__Work to complete__
Restate each of the lines below word for word and drop every picture.

__Supplied information__
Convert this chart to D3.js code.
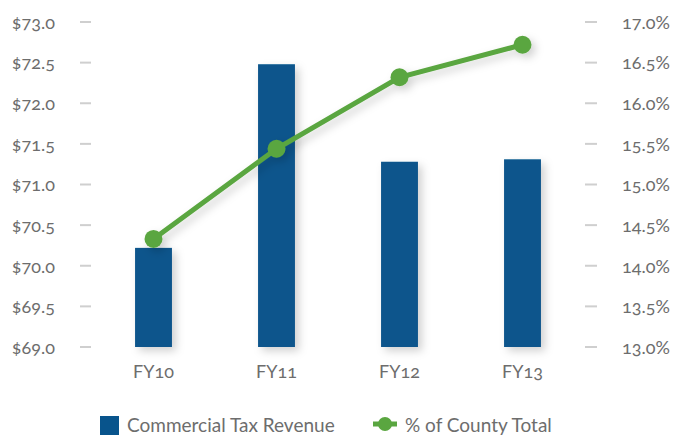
<!DOCTYPE html>
<html>
<head>
<meta charset="utf-8">
<script src="https://cdn.jsdelivr.net/npm/d3@7"></script>
<style>
  body { margin: 0; background: #fff; }
  text { font-family: Lato, "Open Sans", sans-serif; fill: #6d6d6d; font-variant-numeric: oldstyle-nums; }
</style>
</head>
<body>
<svg id="chart"></svg>
<script>
const years = ["FY10", "FY11", "FY12", "FY13"];
const revenue = [70.22, 72.48, 71.28, 71.31];      // $ millions
const countyShare = [14.33, 15.44, 16.32, 16.72];  // percent
const leftTicks = [69.0, 69.5, 70.0, 70.5, 71.0, 71.5, 72.0, 72.5, 73.0];
const rightTicks = [13.0, 13.5, 14.0, 14.5, 15.0, 15.5, 16.0, 16.5, 17.0];

const width = 676, height = 436;
const svg = d3.select("#chart").attr("width", width).attr("height", height);

// drop shadow for bars and line
const defs = svg.append("defs");
const f = defs.append("filter").attr("id", "shadow")
  .attr("x", "-30%").attr("y", "-30%").attr("width", "180%").attr("height", "160%");
f.append("feDropShadow").attr("dx", 4).attr("dy", 4).attr("stdDeviation", 4)
  .attr("flood-color", "#000").attr("flood-opacity", 0.18);

const x = d3.scaleBand().domain(years).range([92, 584]).paddingInner(0.7).paddingOuter(0.35);
const yL = d3.scaleLinear().domain([69, 73]).range([347, 22]);
const yR = d3.scaleLinear().domain([13, 17]).range([347, 22]);

// left axis
const leftAxis = d3.axisLeft(yL).tickValues(leftTicks).tickSize(0).tickPadding(0)
  .tickFormat(d => "$" + d3.format(".1f")(d));
const gl = svg.append("g").attr("transform", "translate(55,0)").call(leftAxis);
gl.select(".domain").remove();
gl.selectAll("text").attr("font-size", 18).style("font-family", null).attr("dy", "0.35em");
svg.append("g").selectAll("line").data(leftTicks).join("line")
  .attr("x1", 80).attr("x2", 91).attr("y1", d => yL(d)).attr("y2", d => yL(d))
  .attr("stroke", "#cfcfcf").attr("stroke-width", 2);

// right axis
const rightAxis = d3.axisRight(yR).tickValues(rightTicks).tickSize(0).tickPadding(0)
  .tickFormat(d => d3.format(".1f")(d) + "%");
const gr = svg.append("g").attr("transform", "translate(622,0)").call(rightAxis);
gr.select(".domain").remove();
gr.selectAll("text").attr("font-size", 18).style("font-family", null).attr("dy", "0.35em");
svg.append("g").selectAll("line").data(rightTicks).join("line")
  .attr("x1", 585).attr("x2", 597).attr("y1", d => yR(d)).attr("y2", d => yR(d))
  .attr("stroke", "#cfcfcf").attr("stroke-width", 2);

// x axis labels
const bottomAxis = d3.axisBottom(x).tickSize(0).tickPadding(0);
const gb = svg.append("g").attr("transform", "translate(0,365)").call(bottomAxis);
gb.select(".domain").remove();
gb.selectAll("text").attr("font-size", 18).style("font-family", null).attr("dy", "0.7em");

// bars
svg.append("g").selectAll("rect").data(revenue).join("rect")
  .attr("x", (d, i) => x(years[i]))
  .attr("width", x.bandwidth())
  .attr("y", d => yL(d))
  .attr("height", d => yL(69) - yL(d))
  .attr("fill", "#08548c")
  .attr("filter", "url(#shadow)");

// line
const cx = i => x(years[i]) + x.bandwidth() / 2;
const line = d3.line().x((d, i) => cx(i)).y(d => yR(d));
const lg = svg.append("g").attr("filter", "url(#shadow)");
lg.append("path").datum(countyShare).attr("d", line)
  .attr("fill", "none").attr("stroke", "#5aa640").attr("stroke-width", 5);
lg.selectAll("circle").data(countyShare).join("circle")
  .attr("cx", (d, i) => cx(i)).attr("cy", d => yR(d)).attr("r", 9)
  .attr("fill", "#5aa640");

// legend
const leg = svg.append("g");
leg.append("rect").attr("x", 100).attr("y", 416).attr("width", 19).attr("height", 19).attr("fill", "#08548c");
leg.append("text").attr("x", 127).attr("y", 432).attr("font-size", 19).text("Commercial Tax Revenue");
leg.append("line").attr("x1", 373).attr("x2", 397).attr("y1", 424).attr("y2", 424)
  .attr("stroke", "#5aa640").attr("stroke-width", 5);
leg.append("circle").attr("cx", 385).attr("cy", 424).attr("r", 7).attr("fill", "#5aa640");
leg.append("text").attr("x", 405).attr("y", 432).attr("font-size", 19).text("% of County Total");
</script>
</body>
</html>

__Final result__
Convert this chart to D3.js code.
<!DOCTYPE html>
<html>
<head>
<meta charset="utf-8">
<script src="https://cdn.jsdelivr.net/npm/d3@7"></script>
<style>
  body { margin: 0; background: #fff; }
  text { font-family: Lato, "Open Sans", sans-serif; fill: #6d6d6d; font-variant-numeric: oldstyle-nums; }
</style>
</head>
<body>
<svg id="chart"></svg>
<script>
const years = ["FY10", "FY11", "FY12", "FY13"];
const revenue = [70.22, 72.48, 71.28, 71.31];      // $ millions
const countyShare = [14.33, 15.44, 16.32, 16.72];  // percent
const leftTicks = [69.0, 69.5, 70.0, 70.5, 71.0, 71.5, 72.0, 72.5, 73.0];
const rightTicks = [13.0, 13.5, 14.0, 14.5, 15.0, 15.5, 16.0, 16.5, 17.0];

const width = 676, height = 436;
const svg = d3.select("#chart").attr("width", width).attr("height", height);

// drop shadow for bars and line
const defs = svg.append("defs");
const f = defs.append("filter").attr("id", "shadow")
  .attr("x", "-30%").attr("y", "-30%").attr("width", "180%").attr("height", "160%");
f.append("feDropShadow").attr("dx", 4).attr("dy", 4).attr("stdDeviation", 4)
  .attr("flood-color", "#000").attr("flood-opacity", 0.18);

const x = d3.scaleBand().domain(years).range([92, 584]).paddingInner(0.7).paddingOuter(0.35);
const yL = d3.scaleLinear().domain([69, 73]).range([347, 22]);
const yR = d3.scaleLinear().domain([13, 17]).range([347, 22]);

// left axis
const leftAxis = d3.axisLeft(yL).tickValues(leftTicks).tickSize(0).tickPadding(0)
  .tickFormat(d => "$" + d3.format(".1f")(d));
const gl = svg.append("g").attr("transform", "translate(55,0)").call(leftAxis);
gl.select(".domain").remove();
gl.selectAll("text").attr("font-size", 18).style("font-family", null).attr("dy", "0.35em");
svg.append("g").selectAll("line").data(leftTicks).join("line")
  .attr("x1", 80).attr("x2", 91).attr("y1", d => yL(d)).attr("y2", d => yL(d))
  .attr("stroke", "#cfcfcf").attr("stroke-width", 2);

// right axis
const rightAxis = d3.axisRight(yR).tickValues(rightTicks).tickSize(0).tickPadding(0)
  .tickFormat(d => d3.format(".1f")(d) + "%");
const gr = svg.append("g").attr("transform", "translate(622,0)").call(rightAxis);
gr.select(".domain").remove();
gr.selectAll("text").attr("font-size", 18).style("font-family", null).attr("dy", "0.35em");
svg.append("g").selectAll("line").data(rightTicks).join("line")
  .attr("x1", 585).attr("x2", 597).attr("y1", d => yR(d)).attr("y2", d => yR(d))
  .attr("stroke", "#cfcfcf").attr("stroke-width", 2);

// x axis labels
const bottomAxis = d3.axisBottom(x).tickSize(0).tickPadding(0);
const gb = svg.append("g").attr("transform", "translate(0,365)").call(bottomAxis);
gb.select(".domain").remove();
gb.selectAll("text").attr("font-size", 18).style("font-family", null).attr("dy", "0.7em");

// bars
svg.append("g").selectAll("rect").data(revenue).join("rect")
  .attr("x", (d, i) => x(years[i]))
  .attr("width", x.bandwidth())
  .attr("y", d => yL(d))
  .attr("height", d => yL(69) - yL(d))
  .attr("fill", "#08548c")
  .attr("filter", "url(#shadow)");

// line
const cx = i => x(years[i]) + x.bandwidth() / 2;
const line = d3.line().x((d, i) => cx(i)).y(d => yR(d));
const lg = svg.append("g").attr("filter", "url(#shadow)");
lg.append("path").datum(countyShare).attr("d", line)
  .attr("fill", "none").attr("stroke", "#5aa640").attr("stroke-width", 5);
lg.selectAll("circle").data(countyShare).join("circle")
  .attr("cx", (d, i) => cx(i)).attr("cy", d => yR(d)).attr("r", 9)
  .attr("fill", "#5aa640");

// legend
const leg = svg.append("g");
leg.append("rect").attr("x", 100).attr("y", 416).attr("width", 19).attr("height", 19).attr("fill", "#08548c");
leg.append("text").attr("x", 127).attr("y", 432).attr("font-size", 19).text("Commercial Tax Revenue");
leg.append("line").attr("x1", 373).attr("x2", 397).attr("y1", 424).attr("y2", 424)
  .attr("stroke", "#5aa640").attr("stroke-width", 5);
leg.append("circle").attr("cx", 385).attr("cy", 424).attr("r", 7).attr("fill", "#5aa640");
leg.append("text").attr("x", 405).attr("y", 432).attr("font-size", 19).text("% of County Total");
</script>
</body>
</html>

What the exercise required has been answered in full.